▶ TASK INPUTS:
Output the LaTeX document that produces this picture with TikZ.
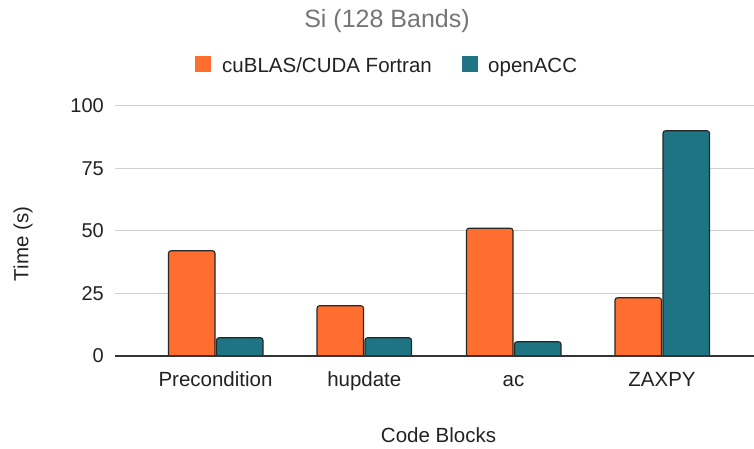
\documentclass[tikz,border=0pt]{standalone}
\usepackage{fontspec}
\setmainfont{Liberation Sans}
\definecolor{cuorange}{HTML}{FF6D2F}
\definecolor{accteal}{HTML}{1E7483}
\definecolor{titlegray}{HTML}{757575}
\definecolor{textdark}{HTML}{222222}
\definecolor{gridgray}{HTML}{D0D0D0}
\definecolor{axisgray}{HTML}{333333}
\newcommand\chartbar[4]{%
  \filldraw[barstyle, fill=#4] (#1,93) -- (#1,{93+2.5*#3}) -- (#2,{93+2.5*#3}) -- (#2,93);}
\begin{document}
\begin{tikzpicture}[x=1pt,y=1pt,
  barstyle/.style={draw=black!85, line width=1.1pt, rounded corners=2.5pt},
  gridline/.style={draw=gridgray, line width=1pt},
  axisline/.style={draw=axisgray, line width=1.3pt},
  ticklab/.style={anchor=east, inner sep=0pt, text=textdark, font=\fontsize{20}{24}\selectfont},
  catlab/.style={anchor=base, inner sep=0pt, text=textdark, font=\fontsize{20.5}{24}\selectfont},
  lab/.style={inner sep=0pt, text=textdark, font=\fontsize{20.5}{24}\selectfont},
  legsq/.style={minimum size=16pt, inner sep=0pt, anchor=south west}]
\useasboundingbox (0,0) rectangle (754,449);
% grid
\foreach \k/\v in {1/25,2/50,3/75,4/100}{
  \draw[gridline] (115,{93+62.5*\k}) -- (754,{93+62.5*\k});
}
% tick labels
\node[ticklab] (t0) at (104,93) {0};
\node[ticklab] (t25) at (104,155.5) {25};
\node[ticklab] (t50) at (104,218) {50};
\node[ticklab] (t75) at (104,280.5) {75};
\node[ticklab] (t100) at (104,343) {100};
% bars
\chartbar{168.5}{215}{42.1}{cuorange}
\chartbar{216.5}{263}{7.3}{accteal}
\chartbar{317}{363.5}{20.1}{cuorange}
\chartbar{365}{411.5}{7.3}{accteal}
\chartbar{466.5}{513}{51.1}{cuorange}
\chartbar{514.5}{561}{5.7}{accteal}
\chartbar{615}{661.5}{23.3}{cuorange}
\chartbar{663}{709.5}{90.1}{accteal}
% axis
\draw[axisline] (115,93) -- (754,93);
% category labels
\node[catlab] (c1) at (215.5,62) {Precondition};
\node[catlab] (c2) at (364.3,62) {hupdate};
\node[catlab] (c3) at (513.5,62) {ac};
\node[catlab] (c4) at (662,62) {ZAXPY};
% axis titles
\node[lab, anchor=base] (xt) at (438.5,6) {Code Blocks};
\node[lab, rotate=90] (yt) at (23,205) {Time (s)};
% title
\node[anchor=base, inner sep=0pt, text=titlegray, font=\fontsize{25}{30}\selectfont] (title) at (387,421) {Si (128 Bands)};
% legend
\node[legsq, fill=cuorange] (lsq1) at (195,376.5) {};
\node[lab, anchor=base west] (l1) at (222,376.5) {cuBLAS/CUDA Fortran};
\node[legsq, fill=accteal] (lsq2) at (461.5,376.5) {};
\node[lab, anchor=base west] (l2) at (488,376.5) {openACC};
\end{tikzpicture}
\end{document}
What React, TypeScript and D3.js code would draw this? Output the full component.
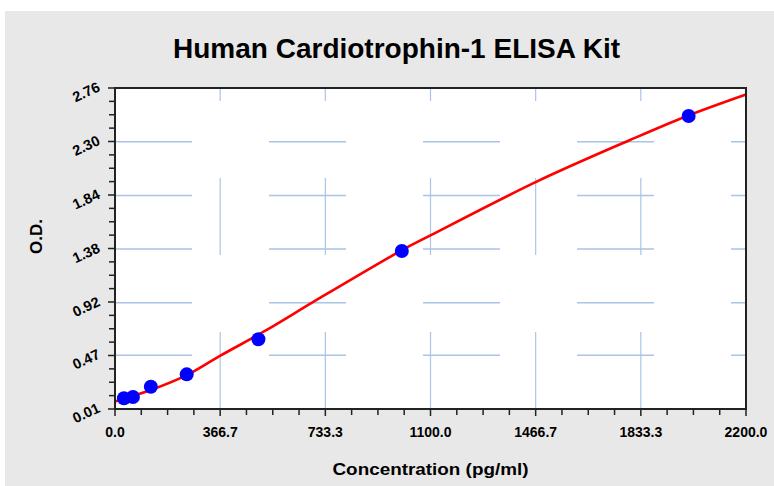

▶ WHAT TO DO:
Write out the material above once more, exactly as it reads, with no pictures.

▶ FULL RESPONSE:
Output the LaTeX document that produces this picture with TikZ.
\documentclass[tikz,border=0pt]{standalone}
\usepackage{fontspec}
\setmainfont{Liberation Sans}
\definecolor{cuorange}{HTML}{FF6D2F}
\definecolor{accteal}{HTML}{1E7483}
\definecolor{titlegray}{HTML}{757575}
\definecolor{textdark}{HTML}{222222}
\definecolor{gridgray}{HTML}{D0D0D0}
\definecolor{axisgray}{HTML}{333333}
\newcommand\chartbar[4]{%
  \filldraw[barstyle, fill=#4] (#1,93) -- (#1,{93+2.5*#3}) -- (#2,{93+2.5*#3}) -- (#2,93);}
\begin{document}
\begin{tikzpicture}[x=1pt,y=1pt,
  barstyle/.style={draw=black!85, line width=1.1pt, rounded corners=2.5pt},
  gridline/.style={draw=gridgray, line width=1pt},
  axisline/.style={draw=axisgray, line width=1.3pt},
  ticklab/.style={anchor=east, inner sep=0pt, text=textdark, font=\fontsize{20}{24}\selectfont},
  catlab/.style={anchor=base, inner sep=0pt, text=textdark, font=\fontsize{20.5}{24}\selectfont},
  lab/.style={inner sep=0pt, text=textdark, font=\fontsize{20.5}{24}\selectfont},
  legsq/.style={minimum size=16pt, inner sep=0pt, anchor=south west}]
\useasboundingbox (0,0) rectangle (754,449);
% grid
\foreach \k/\v in {1/25,2/50,3/75,4/100}{
  \draw[gridline] (115,{93+62.5*\k}) -- (754,{93+62.5*\k});
}
% tick labels
\node[ticklab] (t0) at (104,93) {0};
\node[ticklab] (t25) at (104,155.5) {25};
\node[ticklab] (t50) at (104,218) {50};
\node[ticklab] (t75) at (104,280.5) {75};
\node[ticklab] (t100) at (104,343) {100};
% bars
\chartbar{168.5}{215}{42.1}{cuorange}
\chartbar{216.5}{263}{7.3}{accteal}
\chartbar{317}{363.5}{20.1}{cuorange}
\chartbar{365}{411.5}{7.3}{accteal}
\chartbar{466.5}{513}{51.1}{cuorange}
\chartbar{514.5}{561}{5.7}{accteal}
\chartbar{615}{661.5}{23.3}{cuorange}
\chartbar{663}{709.5}{90.1}{accteal}
% axis
\draw[axisline] (115,93) -- (754,93);
% category labels
\node[catlab] (c1) at (215.5,62) {Precondition};
\node[catlab] (c2) at (364.3,62) {hupdate};
\node[catlab] (c3) at (513.5,62) {ac};
\node[catlab] (c4) at (662,62) {ZAXPY};
% axis titles
\node[lab, anchor=base] (xt) at (438.5,6) {Code Blocks};
\node[lab, rotate=90] (yt) at (23,205) {Time (s)};
% title
\node[anchor=base, inner sep=0pt, text=titlegray, font=\fontsize{25}{30}\selectfont] (title) at (387,421) {Si (128 Bands)};
% legend
\node[legsq, fill=cuorange] (lsq1) at (195,376.5) {};
\node[lab, anchor=base west] (l1) at (222,376.5) {cuBLAS/CUDA Fortran};
\node[legsq, fill=accteal] (lsq2) at (461.5,376.5) {};
\node[lab, anchor=base west] (l2) at (488,376.5) {openACC};
\end{tikzpicture}
\end{document}
What React, TypeScript and D3.js code would draw this? Output the full component.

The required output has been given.